Fidelma recordó entonces la gran madeja de tripa que había encontrado en la bodega del barco.

– ¿Ese gran arco utiliza tripa?

– Sí. El arco se encuerda con madejas de pelo o tripa. La madeja se coloca con grandes arandelas de madera y se sujeta con clavijas. Luego se puede tensar más con unos radios encajados en unos agujeros en las clavijas. Se tensa la madeja y se coloca la jabalina. A veces se puede colocar encendida para causar mayores daños. La madeja se suelta con un mecanismo simple.

– ¿Cuántas máquinas de ésas visteis en la bodega?

– Tal vez veinte, sin duda menos no. Y en el barco había unos sesenta francos.

– ¿Y bien?

– Naturalmente me interesó. Pero en aquel momento no era asunto mío.

– ¿Cuándo pasó a ser asunto vuestro? -preguntó Fidelma.

– Tan pronto como desembarcamos en esta costa aparentemente hostil.

– Explicaos.

– La travesía hasta la costa irlandesa fue poco accidentada. Llegamos a puerto. Entonces subió a bordo un jefe joven. Yo no sé quién era, pero le mandó al capitán que desembarcara. Los soldados francos desembarcaron y supervisaron cómo se bajaban sus armas. Bajo la vigilancia de los guerreros, trajeron a unos esclavos a bordo para que realizaran el trabajo pesado, consistente en sacar las máquinas de la bodega.

Eran un buen grupo, de aspecto sucio, cubiertos de barro.

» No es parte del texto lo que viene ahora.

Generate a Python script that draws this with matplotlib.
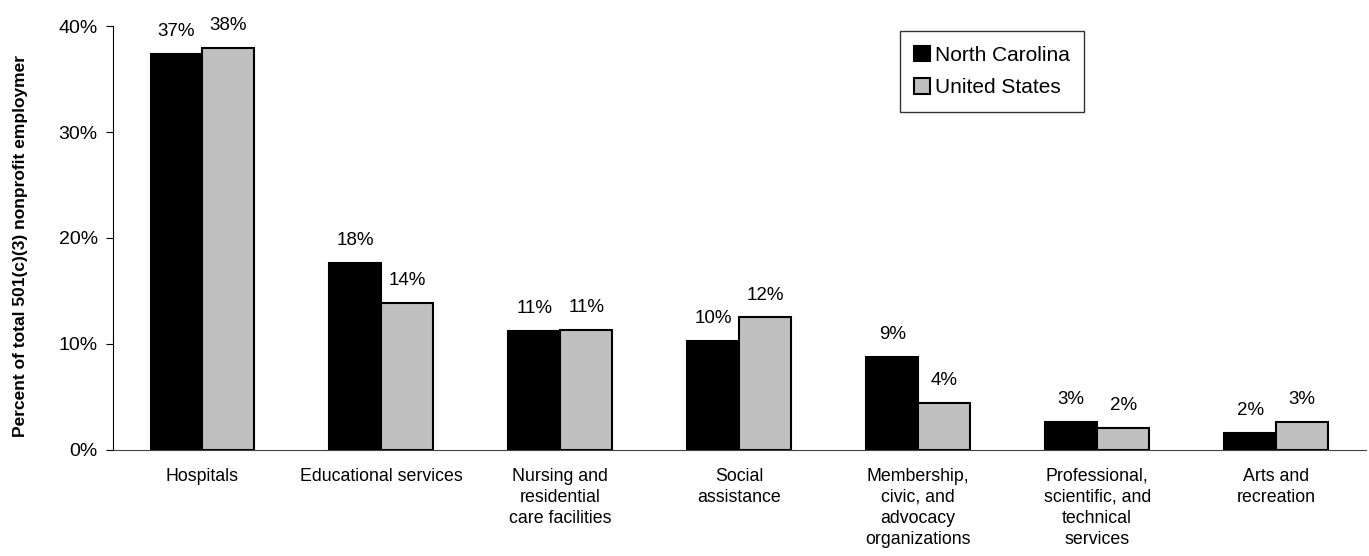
import matplotlib.pyplot as plt
import numpy as np

plt.rcParams["font.family"] = ["Liberation Sans", "DejaVu Sans"]

categories = [
    "Hospitals",
    "Educational services",
    "Nursing and\nresidential\ncare facilities",
    "Social\nassistance",
    "Membership,\ncivic, and\nadvocacy\norganizations",
    "Professional,\nscientific, and\ntechnical\nservices",
    "Arts and\nrecreation",
]
north_carolina = [37.4, 17.6, 11.2, 10.3, 8.8, 2.6, 1.6]
united_states = [37.9, 13.9, 11.3, 12.5, 4.4, 2.1, 2.6]

x = np.arange(len(categories))
w = 0.29

fig = plt.figure(figsize=(13.69, 5.56), dpi=100)
ax = fig.add_axes([0.0825, 0.191, 0.915, 0.762])

nc = ax.bar(x - w / 2, north_carolina, w, color="black", edgecolor="black",
            linewidth=1.5, label="North Carolina")
us = ax.bar(x + w / 2, united_states, w, color="#c0c0c0", edgecolor="black",
            linewidth=1.5, label="United States")

for bars in (nc, us):
    for b in bars:
        h = b.get_height()
        ax.annotate(f"{h:.0f}%", (b.get_x() + b.get_width() / 2, h),
                    xytext=(0, 10), textcoords="offset points",
                    ha="center", va="bottom", fontsize=13.5)

ax.set_xlim(-0.5, len(categories) - 0.5)
ax.set_ylim(0, 40)
ax.set_yticks([0, 10, 20, 30, 40])
ax.set_yticklabels([f"{v}%" for v in [0, 10, 20, 30, 40]], fontsize=14)
ax.set_xticks(x)
ax.set_xticklabels(categories, fontsize=12.8, linespacing=1.3)
ax.tick_params(axis="x", length=0, pad=13)
ax.tick_params(axis="y", length=5, direction="out", pad=6)
ax.set_ylabel("Percent of total 501(c)(3) nonprofit employmer",
              fontsize=12.5, fontweight="bold", labelpad=20)
ax.yaxis.set_label_coords(-0.068, 0.48)

for s in ("top", "right"):
    ax.spines[s].set_visible(False)
ax.spines["bottom"].set_color("#404040")

ax.legend(loc="upper left", bbox_to_anchor=(0.628, 0.988), borderaxespad=0,
          frameon=True, fancybox=False, edgecolor="black", fontsize=15,
          handlelength=0.75, handleheight=0.75, handletextpad=0.25,
          borderpad=0.7, labelspacing=0.65)

fig.savefig("out.png", dpi=100)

Luego me enteré que trabajaban en las minas de cobre.

Hizo una pausa y al cabo de un rato, que utilizó para centrarse, resumió.

– Trajeron unos caballos a la costa y arrastraron las máquinas hasta las cuevas donde se excava en busca de cobre. Al parecer había que ocultar ahí las máquinas. Todavía están allí.

– ¿Cómo lo sabéis? -preguntó Ross.

Eadulf soltó una risotada amarga.

– Lo descubrí por tonto. Tan pronto como los soldados francos y las máquinas hubieron desembarcado subieron a bordo unos guerreros y nos apresaron a toda la tripulación y a mí. Ese mismo jefe joven nos dijo que éramos todos rehenes.